I have always loved writers who deal in paranormal subject matter and who 
create characters that generate real pathos within me. I especially love a great 
villain. My favourite authors are: Stephen King, J.K. Rowling, Neil Gaiman, 
Stephanie Meyers, Robert A. Heinein, Piers Anthony, Phillip K. Dick, and 
Robert E. Howard, to name a few.


What's the best thing about being a writer? 

The creative surge is like a powerful internal stream that requires direction. I 
have always been an artist and storyteller and have tried many forms of narrative 
expression in the arts. My favourite, by far, is writing and scripting stories; it 
is the only media I know that is created as fast as the ideas flow out of me. That 
is a very satisfying experience.


How do you research your books? 

I research with great care and attention to detail. I am a fan of science fiction and 
I dislike bad science in the genre, so I attempt to make the science not only 
plausable but accurate. Bear in mind that this is ‘comic book’ science, and may 
not adhere to current theories. My scientific explanations may depend upon 
such preternatural concepts as psychokinesis and enhanced cellular density – ideas 
not yet universally accepted in most academic circles. But everything in the book 
might be possible, at some point. All the genetic hybridization and genomic 
manipulation is conceptually sound and could even be attempted today. Many 
of these scientific explanations will be fully addressed in the sequel, as the 
characters themselves discover them.
When I encounter a situation I’m not familiar with, like the equipment used by 
National Guardsmen, I find people I know who are knowledgeable on the subject 
and interview them.

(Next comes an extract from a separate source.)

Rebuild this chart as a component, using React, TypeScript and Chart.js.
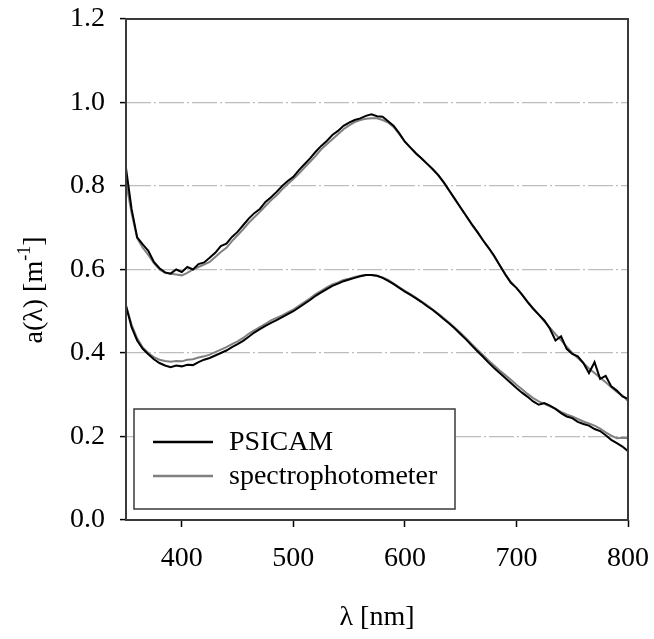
import React, { useEffect, useRef } from "react";
import { Chart, registerables } from "chart.js";

Chart.register(...registerables);

const wavelengths = [
  350, 355, 360, 365, 370, 375, 380, 385, 390, 395,
  400, 405, 410, 415, 420, 425, 430, 435, 440, 445,
  450, 455, 460, 465, 470, 475, 480, 485, 490, 495,
  500, 505, 510, 515, 520, 525, 530, 535, 540, 545,
  550, 555, 560, 565, 570, 575, 580, 585, 590, 595,
  600, 605, 610, 615, 620, 625, 630, 635, 640, 645,
  650, 655, 660, 665, 670, 675, 680, 685, 690, 695,
  700, 705, 710, 715, 720, 725, 730, 735, 740, 745,
  750, 755, 760, 765, 770, 775, 780, 785, 790, 795,
  800,
];

const psicamUpper = [
  0.843, 0.745, 0.677, 0.66, 0.645, 0.618, 0.603, 0.593, 0.59, 0.6,
  0.594, 0.606, 0.6, 0.613, 0.617, 0.628, 0.64, 0.656, 0.662, 0.678,
  0.69, 0.706, 0.722, 0.735, 0.745, 0.762, 0.773, 0.786, 0.8, 0.812,
  0.822, 0.838, 0.852, 0.866, 0.882, 0.896, 0.908, 0.922, 0.932, 0.944,
  0.952, 0.958, 0.962, 0.968, 0.972, 0.967, 0.966, 0.955, 0.944, 0.926,
  0.906, 0.892, 0.878, 0.866, 0.853, 0.84, 0.826, 0.808, 0.788, 0.768,
  0.748, 0.728, 0.708, 0.69, 0.67, 0.652, 0.633, 0.61, 0.588, 0.568,
  0.556, 0.54, 0.522, 0.506, 0.492, 0.478, 0.458, 0.43, 0.44, 0.41,
  0.398, 0.392, 0.376, 0.352, 0.378, 0.338, 0.345, 0.32, 0.31, 0.296,
  0.29,
];

const spectroUpper = [
  0.81, 0.735, 0.675, 0.652, 0.635, 0.615, 0.6, 0.592, 0.59, 0.588,
  0.586, 0.592, 0.6, 0.606, 0.612, 0.618, 0.63, 0.642, 0.652, 0.668,
  0.682, 0.696, 0.712, 0.725, 0.738, 0.752, 0.766, 0.778, 0.792, 0.805,
  0.817, 0.83, 0.844, 0.858, 0.872, 0.888, 0.9, 0.912, 0.924, 0.936,
  0.945, 0.953, 0.958, 0.961, 0.962, 0.962, 0.958, 0.952, 0.941, 0.924,
  0.906, 0.892, 0.878, 0.866, 0.853, 0.84, 0.825, 0.808, 0.788, 0.768,
  0.748, 0.728, 0.708, 0.689, 0.67, 0.652, 0.631, 0.61, 0.589, 0.57,
  0.556, 0.54, 0.523, 0.507, 0.492, 0.476, 0.461, 0.445, 0.431, 0.415,
  0.4, 0.388, 0.376, 0.363, 0.352, 0.341, 0.33, 0.318, 0.307, 0.298,
  0.285,
];

const psicamLower = [
  0.513, 0.462, 0.43, 0.41, 0.397, 0.385, 0.376, 0.37, 0.366, 0.37,
  0.368, 0.372, 0.371, 0.378, 0.384, 0.388, 0.394, 0.4, 0.406, 0.414,
  0.421, 0.429, 0.439, 0.449, 0.457, 0.465, 0.472, 0.479, 0.486, 0.493,
  0.5, 0.509, 0.518, 0.527, 0.537, 0.545, 0.553, 0.561, 0.566, 0.572,
  0.576, 0.58, 0.584, 0.587, 0.587, 0.585, 0.58, 0.573, 0.565, 0.556,
  0.547, 0.539, 0.531, 0.522, 0.512, 0.503, 0.492, 0.481, 0.47, 0.458,
  0.445, 0.432, 0.418, 0.404, 0.391, 0.377, 0.364, 0.352, 0.34, 0.328,
  0.316, 0.305, 0.295, 0.284, 0.276, 0.28, 0.274, 0.266, 0.256, 0.248,
  0.244, 0.235, 0.23, 0.226, 0.218, 0.213, 0.203, 0.192, 0.184, 0.176,
  0.165,
];

const spectroLower = [
  0.513, 0.468, 0.435, 0.413, 0.4, 0.39, 0.384, 0.381, 0.379, 0.381,
  0.38, 0.384, 0.385, 0.389, 0.392, 0.396, 0.402, 0.408, 0.414, 0.421,
  0.428, 0.436, 0.446, 0.454, 0.462, 0.47, 0.478, 0.484, 0.49, 0.497,
  0.504, 0.513, 0.522, 0.531, 0.541, 0.549, 0.557, 0.564, 0.569, 0.575,
  0.578, 0.582, 0.585, 0.587, 0.587, 0.585, 0.581, 0.575, 0.566, 0.557,
  0.549, 0.541, 0.532, 0.523, 0.514, 0.504, 0.494, 0.483, 0.472, 0.46,
  0.448, 0.435, 0.421, 0.408, 0.395, 0.382, 0.37, 0.358, 0.347, 0.336,
  0.324, 0.313, 0.302, 0.292, 0.284, 0.278, 0.272, 0.266, 0.259, 0.253,
  0.248, 0.242, 0.236, 0.231, 0.226, 0.219, 0.21, 0.202, 0.196, 0.197,
  0.196,
];

const seriesNames = ["PSICAM", "spectrophotometer"];
const seriesColors = ["#000000", "#808080"];

const xTicks = [400, 500, 600, 700, 800];
const xTickLabels = ["400", "500", "600", "700", "800"];
const yTicks = [0, 0.2, 0.4, 0.6, 0.8, 1.0, 1.2];
const yTickLabels = ["0.0", "0.2", "0.4", "0.6", "0.8", "1.0", "1.2"];

const xTitle = "λ [nm]";
const yTitleMain = "a(λ) [m";
const yTitleSup = "-1";
const yTitleEnd = "]";

const FONT = "'Liberation Serif', 'Times New Roman', serif";
const W = 654;
const H = 639;

function toPoints(values: number[]) {
  return values.map((v, i) => ({ x: wavelengths[i], y: v }));
}

export default function App() {
  const canvasRef = useRef<HTMLCanvasElement | null>(null);

  useEffect(() => {
    const canvas = canvasRef.current;
    if (!canvas) return;

    const decorPlugin = {
      id: "decor",
      afterDraw(chart: any) {
        const { ctx, chartArea } = chart;
        const { left, right, top, bottom } = chartArea;
        ctx.save();
        // frame
        ctx.strokeStyle = "#3a3a3a";
        ctx.lineWidth = 2;
        ctx.setLineDash([]);
        ctx.strokeRect(left, top, right - left, bottom - top);

        // legend
        const lx = 134, ly = 409, lw = 321, lh = 100;
        ctx.fillStyle = "#ffffff";
        ctx.fillRect(lx, ly, lw, lh);
        ctx.strokeStyle = "#3a3a3a";
        ctx.lineWidth = 1.5;
        ctx.strokeRect(lx, ly, lw, lh);
        const rows = [442, 476];
        ctx.font = `28px ${FONT}`;
        ctx.textBaseline = "middle";
        ctx.textAlign = "left";
        seriesNames.forEach((name, i) => {
          ctx.strokeStyle = seriesColors[i];
          ctx.lineWidth = 2.5;
          ctx.beginPath();
          ctx.moveTo(153, rows[i]);
          ctx.lineTo(213, rows[i]);
          ctx.stroke();
          ctx.fillStyle = "#000";
          ctx.fillText(name, 229, rows[i] + 1);
        });

        // x title
        ctx.fillStyle = "#000";
        ctx.textAlign = "center";
        ctx.textBaseline = "middle";
        ctx.font = `28px ${FONT}`;
        ctx.fillText(xTitle, (left + right) / 2, 618);

        // y title with superscript
        ctx.save();
        ctx.translate(33, 290);
        ctx.rotate(-Math.PI / 2);
        ctx.font = `28px ${FONT}`;
        const w1 = ctx.measureText(yTitleMain).width;
        const w3 = ctx.measureText(yTitleEnd).width;
        ctx.font = `18px ${FONT}`;
        const w2 = ctx.measureText(yTitleSup).width;
        const total = w1 + w2 + w3;
        const x0 = -total / 2;
        ctx.textAlign = "left";
        ctx.textBaseline = "alphabetic";
        ctx.font = `28px ${FONT}`;
        ctx.fillText(yTitleMain, x0, 9);
        ctx.font = `18px ${FONT}`;
        ctx.fillText(yTitleSup, x0 + w1, -3);
        ctx.font = `28px ${FONT}`;
        ctx.fillText(yTitleEnd, x0 + w1 + w2, 9);
        ctx.restore();

        ctx.restore();
      },
    };

    const chart = new Chart(canvas, {
      type: "line",
      data: {
        datasets: [
          {
            label: seriesNames[0],
            data: toPoints(psicamUpper),
            borderColor: seriesColors[0],
            borderWidth: 2,
            pointRadius: 0,
            tension: 0,
          },
          {
            label: seriesNames[0],
            data: toPoints(psicamLower),
            borderColor: seriesColors[0],
            borderWidth: 2,
            pointRadius: 0,
            tension: 0,
          },
          {
            label: seriesNames[1],
            data: toPoints(spectroUpper),
            borderColor: seriesColors[1],
            borderWidth: 2,
            pointRadius: 0,
            tension: 0,
          },
          {
            label: seriesNames[1],
            data: toPoints(spectroLower),
            borderColor: seriesColors[1],
            borderWidth: 2,
            pointRadius: 0,
            tension: 0,
          },
        ],
      },
      options: {
        responsive: false,
        animation: false,
        events: [],
        layout: { padding: { top: 19, right: 26, left: 0, bottom: 0 } },
        plugins: {
          legend: { display: false },
          tooltip: { enabled: false },
          title: { display: false },
        },
        scales: {
          x: {
            type: "linear",
            min: 350,
            max: 800,
            afterBuildTicks: (scale: any) => {
              scale.ticks = xTicks.map((v) => ({ value: v }));
            },
            afterFit: (scale: any) => {
              scale.height = 119;
              scale.paddingLeft = 0;
              scale.paddingRight = 0;
            },
            border: { display: false },
            grid: {
              drawOnChartArea: false,
              drawTicks: true,
              tickLength: 7,
              tickColor: "#000",
              tickWidth: 1.5,
            },
            ticks: {
              color: "#000",
              font: { family: FONT, size: 28 },
              padding: 15,
              maxRotation: 0,
              autoSkip: false,
              callback: (v: any) => {
                const i = xTicks.indexOf(Number(v));
                return i >= 0 ? xTickLabels[i] : "";
              },
            },
          },
          y: {
            type: "linear",
            min: 0,
            max: 1.2,
            afterBuildTicks: (scale: any) => {
              scale.ticks = yTicks.map((v) => ({ value: v }));
            },
            afterFit: (scale: any) => {
              scale.width = 126;
              scale.paddingTop = 0;
              scale.paddingBottom = 0;
            },
            border: { display: false, dash: [25, 3, 2, 3] },
            grid: {
              color: (ctx: any) => {
                const v = ctx.tick ? ctx.tick.value : null;
                if (v === 0 || v === 1.2) return "rgba(0,0,0,0)";
                return "#bdbdbd";
              },
              lineWidth: 1.2,
              drawTicks: true,
              tickLength: 6,
              tickColor: "#000",
              tickWidth: 1.5,
              tickBorderDash: [],
            },
            ticks: {
              color: "#000",
              font: { family: FONT, size: 28 },
              padding: 15,
              autoSkip: false,
              callback: (v: any) => {
                const i = yTicks.findIndex((t) => Math.abs(t - Number(v)) < 1e-9);
                return i >= 0 ? yTickLabels[i] : "";
              },
            },
          },
        },
      },
      plugins: [decorPlugin],
    } as any);

    return () => {
      chart.destroy();
    };
  }, []);

  return (
    <div style={{ position: "absolute", left: 0, top: 0, width: W, height: H, background: "#fff" }}>
      <canvas ref={canvasRef} width={W} height={H} style={{ width: W, height: H, display: "block" }} />
    </div>
  );
}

There is little worse than reading a wrong ‘fact’ in a story. 
I think of these situations as ‘plot-holes’: big bumps in the roadway of your tale 
that can completely break down the suspension of disbelief. Nobody wants that.

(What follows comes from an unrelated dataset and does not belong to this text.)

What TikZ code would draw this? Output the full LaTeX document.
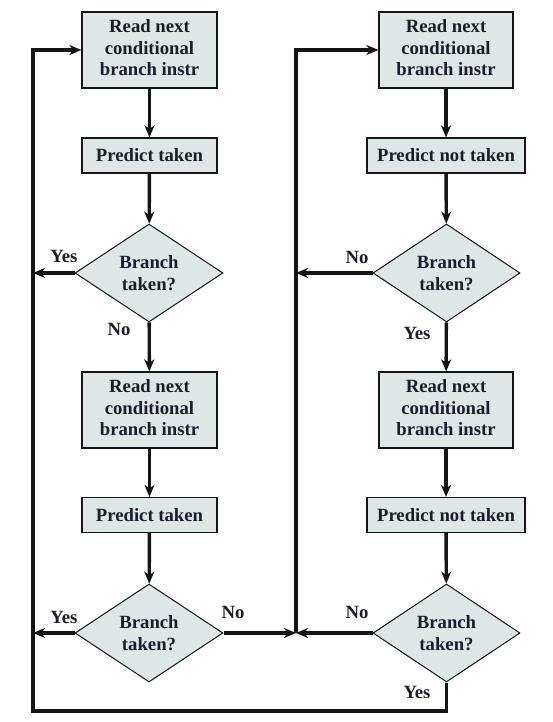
\documentclass[tikz,border=0pt]{standalone}
\usepackage{fontspec}
\setmainfont{Liberation Serif}
\usetikzlibrary{shapes.geometric,arrows.meta}
\definecolor{boxfill}{HTML}{DEE7E5}
\definecolor{txt}{HTML}{1C1C2C}
\definecolor{ln}{HTML}{151515}
\begin{document}
\begin{tikzpicture}[x=1pt,y=-1pt,
  every node/.style={font=\fontsize{18.7}{21.5}\selectfont\bfseries, text=txt},
  tallbox/.style={draw=ln, line width=1.2pt, fill=boxfill, minimum width=135pt, minimum height=76pt, inner sep=0pt, align=center, text depth=4pt},
  flatbox/.style={draw=ln, line width=1.2pt, fill=boxfill, minimum height=35pt, inner sep=0pt, align=center},
  decide/.style={diamond, draw=ln, line width=1pt, fill=boxfill, minimum width=148pt, minimum height=98pt, inner sep=0pt, align=center},
  lbl/.style={inner sep=0pt},
  flow/.style={draw=ln, line width=3.4pt},
  arr/.style={flow, -{Stealth[length=12pt,width=10pt,inset=3.5pt]}}]
\useasboundingbox (0,0) rectangle (552,722);
% left column
\node[tallbox] (L1) at (149.5,50) {Read next\\conditional\\branch instr};
\node[flatbox, minimum width=135pt] (L2) at (149.5,155.5) {Predict taken};
\node[decide] (L3) at (149,273) {Branch\\taken?};
\node[tallbox] (L4) at (149.5,410) {Read next\\conditional\\branch instr};
\node[flatbox, minimum width=135pt] (L5) at (149.5,515) {Predict taken};
\node[decide] (L6) at (149,633) {Branch\\taken?};
% right column
\node[tallbox, minimum width=134pt] (R1) at (446,50) {Read next\\conditional\\branch instr};
\node[flatbox, minimum width=158pt] (R2) at (446,155.5) {Predict not taken};
\node[decide, minimum width=147pt] (R3) at (446.5,273) {Branch\\taken?};
\node[tallbox, minimum width=134pt] (R4) at (446,410) {Read next\\conditional\\branch instr};
\node[flatbox, minimum width=158pt] (R5) at (446,515) {Predict not taken};
\node[decide, minimum width=147pt] (R6) at (446.5,633) {Branch\\taken?};
% routing coordinates
\coordinate (lx) at (33,0);
\coordinate (mx) at (296,0);
\coordinate (mj) at (296,633);
\coordinate (bot) at (0,711);
% left column flow
\draw[arr] (L1) -- (L2);
\draw[arr] (L2) -- (L3);
\draw[arr] (L3) -- (L4);
\draw[arr] (L4) -- (L5);
\draw[arr] (L5) -- (L6);
\draw[arr] (L3.west) -- (L3.west -| lx);
\draw[arr] (L6.west) -- (L6.west -| lx);
\draw[arr] (L6.east) -- (mj);
% right column flow
\draw[arr] (R1) -- (R2);
\draw[arr] (R2) -- (R3);
\draw[arr] (R3) -- (R4);
\draw[arr] (R4) -- (R5);
\draw[arr] (R5) -- (R6);
\draw[arr] (R3.west) -- (R3.west -| mx);
\draw[arr] (R6.west) -- (mj);
% loops
\draw[arr] (mj) -- (R1.west -| mx) -- (R1.west);
\draw[arr] (R6.south) -- (R6.south |- bot) -- (bot -| lx) -- (L1.west -| lx) -- (L1.west);
% labels
\node[lbl] (y1) at (64,256) {Yes};
\node[lbl] (n1) at (119,329) {No};
\node[lbl] (n2) at (357,257) {No};
\node[lbl] (y2) at (417,333) {Yes};
\node[lbl] (y3) at (64,617) {Yes};
\node[lbl] (n3) at (233,612) {No};
\node[lbl] (n4) at (357,612) {No};
\node[lbl] (y4) at (417,692) {Yes};
\end{tikzpicture}
\end{document}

Who or what inspired you to become a writer? 

I had studied creative writing and script writing in college and I belonged to a writers 
group, but I had mostly been telling my stories via narrative art and illustration. 
I had been considering a graphic novel approach for the evolving story that was to 
become Orphans of the Storm, when my wife, Sherri, suggested that I write it as 
a novel. What a novel idea. My experience as a storyteller made this daunting task 
much easier than expected. Sherri is often my muse.


When you’re not writing, how do you spend your time? 

I enjoy watching movies, 
especially good ones. I do some reading almost every day, and lately I have been 
watching a few shows on Netflix; I especially like Stranger Things and 
The Defenders. I teach several classes in Comic Book Illustration and I spend a lot of 
time preparing for those. I create single panel cartoons for my comic strip, The Edge
I like to spend my off-time with my wife and kids, doing whatever. Sherri and I enjoy 
travel, and we go exploring two or three times a year.





And here he is...

Vance Bessey is a published Author, Illustrator and Cartoonist as well as a Patented Inventor. He is a traveler who now resides in his home state of Maine with his wife Sherri. He has four grown children. He is a graduate of the Joe Kubert School of Narrative Art, where he learned much of what he knows about storytelling from industry greats like Joe Kubert and Greg Hildebrandt. He is the Author of such books as Awk the Awkward Penguin and Only in Maine as well as the comic strips The Edge and Only in Maine. He has also authored and illustrated comic books. 
He has worked as an award winning Graphic Designer and teaches courses in; Script Writing, Narrative Art, Plot Development, Deconstructing Story Lines, Character Development, Graphic Novel Illustration and Storytelling. The novel, Orphans of the Storm, was inspired by bedtime stories he told his children over the years. As an Illustrator, he has already prepared many character illustrations for the book as well as illustrating the cover.